Year XXXVIII, Number 2, July 2025
Europe According to Pope Francis
Henri Lastenouse
Professor of Political Philosophy, Catholic University of Lyon
As the first non-European Pope in over a millennium, Francis hasn’t been particularly sensible to the original specificity of the European project driven by the nations of the Old Continent that followed their shared experience of absolute evil during World War II, unlike his predecessors, who, since John XXIII, accompanied the European project, sometimes having close ties to some of Europe’s founding fathers.
In the mind of the late Pope the attempt to pacify the European continent, by means of a common legal standard that applies to all and serves the emancipation of each individual, seems to have been reduced to the element of the Single European Market, seen in the view of the critic of a consumerist lifestyle, symbol of a decline in the forces of the spirit.
Throughout his pontificate, Pope Francis has thus avoided focusing his attention to the Old Continent too much… with one exception, that of the migration issue. As early as July 8, 2013, three months after being elected Pope, Francis chose Lampedusa as the destination for one of his first pastoral visits.
The 12 years of Francis’ pontificate have been marked by a deep and continuous appeal to the European Union and its member states about the migration issue. Pope Francis has never ceased to remind European political leaders of their responsibilities towards those who are fleeing misery, persecution and war. “Cemetery” is an expression Pope Francis has used dozens of times to describe the Mediterranean. Since 2013, according to data from the International Organization for Migration, more than 25,000 people have died in the Mediterranean Sea, mainly on the central Mediterranean route.

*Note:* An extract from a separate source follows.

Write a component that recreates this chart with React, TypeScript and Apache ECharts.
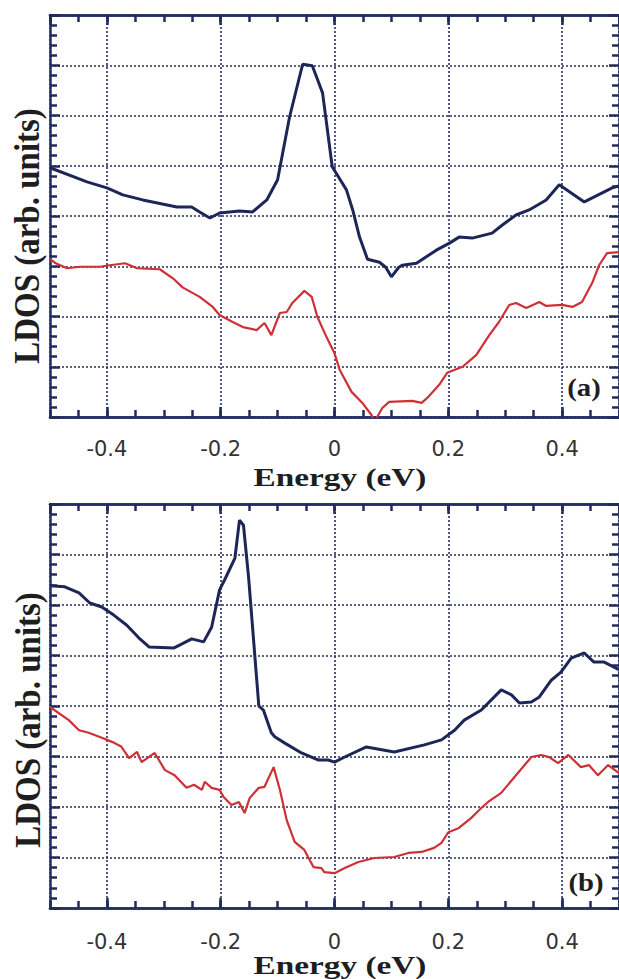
import React, { useEffect, useRef } from "react";
import * as echarts from "echarts";

// ---------- data (Energy in eV, LDOS in arbitrary units) ----------
const xTickLabels = ["-0.4", "-0.2", "0", "0.2", "0.4"];

const panelABlue: number[][] = [
  [-0.5, 4.96], [-0.435, 4.68], [-0.4, 4.56], [-0.372, 4.42], [-0.337, 4.32], [-0.277, 4.18],
  [-0.251, 4.18], [-0.237, 4.08], [-0.219, 3.96], [-0.202, 4.06], [-0.167, 4.1], [-0.144, 4.08],
  [-0.119, 4.32], [-0.1, 4.72], [-0.079, 5.97], [-0.056, 7.02], [-0.039, 6.99], [-0.021, 6.45],
  [-0.004, 4.98], [0.021, 4.52], [0.032, 4.12], [0.044, 3.58], [0.058, 3.14], [0.079, 3.08],
  [0.09, 2.98], [0.1, 2.79], [0.113, 2.98], [0.119, 3.02], [0.144, 3.06], [0.179, 3.32],
  [0.202, 3.46], [0.219, 3.58], [0.242, 3.56], [0.277, 3.66], [0.295, 3.82], [0.319, 4.02],
  [0.342, 4.12], [0.372, 4.32], [0.395, 4.62], [0.439, 4.28], [0.488, 4.56], [0.5, 4.6]
];

const panelARed: number[][] = [
  [-0.5, 3.14], [-0.49, 3.06], [-0.47, 2.96], [-0.447, 2.99], [-0.412, 2.99], [-0.395, 3.02],
  [-0.368, 3.06], [-0.347, 2.96], [-0.307, 2.94], [-0.284, 2.76], [-0.267, 2.58], [-0.237, 2.39],
  [-0.214, 2.19], [-0.202, 2.03], [-0.179, 1.89], [-0.161, 1.79], [-0.137, 1.73], [-0.123, 1.87],
  [-0.111, 1.63], [-0.096, 2.07], [-0.084, 2.09], [-0.074, 2.27], [-0.053, 2.51], [-0.04, 2.39],
  [-0.03, 1.99], [-0.014, 1.59], [0, 1.27], [0.009, 0.94], [0.03, 0.5], [0.049, 0.28],
  [0.065, 0.04], [0.07, -0.1], [0.075, 0.0], [0.084, 0.18], [0.096, 0.3], [0.137, 0.32],
  [0.153, 0.28], [0.163, 0.38], [0.184, 0.64], [0.198, 0.88], [0.225, 1.0], [0.249, 1.23],
  [0.272, 1.63], [0.289, 1.89], [0.307, 2.23], [0.319, 2.27], [0.337, 2.17], [0.36, 2.29],
  [0.372, 2.21], [0.4, 2.23], [0.418, 2.19], [0.435, 2.29], [0.453, 2.67], [0.465, 3.02],
  [0.479, 3.26], [0.5, 3.28]
];

const panelBBlue: number[][] = [
  [-0.5, 6.38], [-0.474, 6.36], [-0.449, 6.24], [-0.43, 6.04], [-0.409, 5.96], [-0.388, 5.8],
  [-0.365, 5.6], [-0.344, 5.35], [-0.326, 5.17], [-0.282, 5.15], [-0.268, 5.23], [-0.251, 5.33],
  [-0.23, 5.27], [-0.216, 5.56], [-0.202, 6.3], [-0.193, 6.5], [-0.175, 6.93], [-0.167, 7.68],
  [-0.16, 7.58], [-0.151, 6.55], [-0.133, 4.0], [-0.125, 3.92], [-0.111, 3.47], [-0.105, 3.39],
  [-0.088, 3.27], [-0.058, 3.07], [-0.028, 2.93], [-0.011, 2.93], [0, 2.89], [0.018, 2.99],
  [0.056, 3.19], [0.105, 3.09], [0.158, 3.23], [0.188, 3.33], [0.211, 3.52], [0.228, 3.72],
  [0.258, 3.92], [0.293, 4.32], [0.311, 4.22], [0.325, 4.06], [0.346, 4.08], [0.36, 4.18],
  [0.381, 4.51], [0.398, 4.67], [0.416, 4.95], [0.439, 5.05], [0.456, 4.87], [0.474, 4.87],
  [0.5, 4.72]
];

const panelBRed: number[][] = [
  [-0.5, 3.98], [-0.467, 3.72], [-0.449, 3.52], [-0.432, 3.47], [-0.409, 3.37], [-0.391, 3.29],
  [-0.375, 3.2], [-0.361, 2.97], [-0.347, 3.09], [-0.339, 2.89], [-0.316, 3.07], [-0.298, 2.73],
  [-0.281, 2.63], [-0.26, 2.38], [-0.247, 2.44], [-0.233, 2.34], [-0.228, 2.5], [-0.216, 2.38],
  [-0.202, 2.34], [-0.195, 2.2], [-0.181, 2.04], [-0.168, 2.1], [-0.158, 1.88], [-0.149, 2.18],
  [-0.133, 2.38], [-0.123, 2.4], [-0.107, 2.79], [-0.096, 2.34], [-0.084, 1.74], [-0.07, 1.31],
  [-0.053, 1.15], [-0.037, 0.81], [-0.023, 0.79], [-0.018, 0.71], [0, 0.69], [0.018, 0.79],
  [0.042, 0.91], [0.07, 0.99], [0.105, 1.01], [0.13, 1.09], [0.153, 1.11], [0.175, 1.19],
  [0.188, 1.29], [0.2, 1.5], [0.218, 1.58], [0.24, 1.78], [0.258, 1.98], [0.27, 2.1],
  [0.293, 2.28], [0.316, 2.59], [0.346, 2.99], [0.363, 3.03], [0.377, 2.99], [0.393, 2.87],
  [0.411, 3.03], [0.433, 2.79], [0.447, 2.83], [0.463, 2.63], [0.481, 2.83], [0.5, 2.67]
];

// ---------- styling ----------
const AXIS = "#262f63";
const BLUE = "#1d2657";
const RED = "#cf3035";
const TEXT = "#1e1e1e";
const SERIF = "Liberation Serif";

// fresh objects every time (never share option objects between components)
const axisLineStyle = () => ({ color: AXIS, width: 2.5, type: "solid" });
const tickStyle = () => ({ color: "#222a5c", width: 2.5, type: "solid", opacity: 1 });
const gridLine = () => ({ type: [2, 2], color: AXIS, width: 1.6 });

function xAxesFor(gridIndex: number, labelMargin: number) {
  const major = (position: string, withLabels: boolean) => ({
    type: "value",
    gridIndex,
    min: -0.5,
    max: 0.5,
    position,
    splitNumber: 5,
    axisLine: { show: true, onZero: false, lineStyle: axisLineStyle() },
    axisTick: { show: true, inside: true, length: 10, lineStyle: tickStyle() },
    axisLabel: withLabels
      ? {
          show: true,
          showMinLabel: false,
          showMaxLabel: false,
          margin: labelMargin,
          fontSize: 21,
          fontFamily: "DejaVu Sans",
          color: "#333",
          formatter: (v: number) => {
            const s = xTickLabels.find((t) => Math.abs(parseFloat(t) - v) < 1e-6);
            return s ?? "";
          }
        }
      : { show: false },
    splitLine: withLabels ? { show: true, lineStyle: gridLine() } : { show: false }
  });
  const minor = (position: string) => ({
    type: "value",
    gridIndex,
    min: -0.5,
    max: 0.5,
    position,
    interval: 0.05,
    axisLine: { show: true, onZero: false, lineStyle: axisLineStyle() },
    axisTick: { show: true, inside: true, length: 7, lineStyle: tickStyle() },
    axisLabel: { show: false },
    splitLine: { show: false }
  });
  return [major("bottom", true), minor("bottom"), major("top", false), minor("top")];
}

function yAxesFor(gridIndex: number) {
  const axis = (position: string, withSplit: boolean) => ({
    type: "value",
    gridIndex,
    min: 0,
    max: 8,
    interval: 1,
    position,
    axisLabel: { show: false },
    axisLine: { show: true, onZero: false, lineStyle: axisLineStyle() },
    axisTick: { show: true, inside: true, length: 10, lineStyle: tickStyle() },
    minorTick: { show: true, splitNumber: 5, length: 7, lineStyle: tickStyle() },
    splitLine: withSplit ? { show: true, lineStyle: gridLine() } : { show: false }
  });
  return [axis("left", true), axis("right", false)];
}

function lineSeries(data: number[][], color: string, xAxisIndex: number, yAxisIndex: number, width: number) {
  return {
    type: "line",
    xAxisIndex,
    yAxisIndex,
    data,
    showSymbol: false,
    symbol: "none",
    lineStyle: { color, width },
    z: 5
  };
}

function titleText(text: string, x: number, y: number, size: number, opts: any = {}) {
  return {
    type: "text",
    x,
    y,
    z: 10,
    ...opts,
    style: {
      text,
      fontFamily: SERIF,
      fontWeight: "bold",
      fontSize: size,
      fill: TEXT,
      align: "center",
      verticalAlign: "middle",
      textAlign: "center",
      textVerticalAlign: "middle"
    }
  };
}

export default function App() {
  const ref = useRef<HTMLDivElement>(null);

  useEffect(() => {
    if (!ref.current) return;
    const chart = echarts.init(ref.current, undefined, { renderer: "svg" });
    const option: any = {
      animation: false,
      backgroundColor: "#ffffff",
      grid: [
        { left: 50, top: 15, width: 569, height: 402 },
        { left: 50, top: 504, width: 569, height: 404 }
      ],
      xAxis: [...xAxesFor(0, 21), ...xAxesFor(1, 23)],
      yAxis: [...yAxesFor(0), ...yAxesFor(1)],
      series: [
        lineSeries(panelABlue, BLUE, 0, 0, 3),
        lineSeries(panelARed, RED, 0, 0, 2.2),
        lineSeries(panelBBlue, BLUE, 4, 2, 3),
        lineSeries(panelBRed, RED, 4, 2, 2.2)
      ],
      graphic: [
        titleText("Energy (eV)", 340, 477, 26, { scaleX: 1.28 }),
        titleText("Energy (eV)", 340, 965, 26, { scaleX: 1.28 }),
        titleText("LDOS (arb. units)", 26, 236, 30, { rotation: Math.PI / 2, scaleX: 1.1, scaleY: 1.2 }),
        titleText("LDOS (arb. units)", 27, 720, 30, { rotation: Math.PI / 2, scaleX: 1.1, scaleY: 1.2 }),
        titleText("(a)", 584, 388, 25, { scaleX: 1.15 }),
        titleText("(b)", 586, 883, 25, { scaleX: 1.15 })
      ]
    };
    chart.setOption(option);
    return () => chart.dispose();
  }, []);

  return (
    <div
      ref={ref}
      style={{ position: "absolute", left: 0, top: 0, width: 619, height: 979, background: "#fff" }}
    />
  );
}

On receiving the Charlemagne Prize, Pope Francis did confess his dream of a “new European humanism” in the face of a Europe that seems to many “tired and aged, not fertile and vital, where great ideals seem to have lost their force of attraction”. In his letter dated November 2, 2020, Pope Francis reacted to the reactionary international that had, in the meantime, seized power in several Western countries. “Europe, find yourself again! Rediscover your deep-rooted ideals. Be yourself! Don’t be afraid of your thousand-year-old history, which is a window on the future rather than the past”.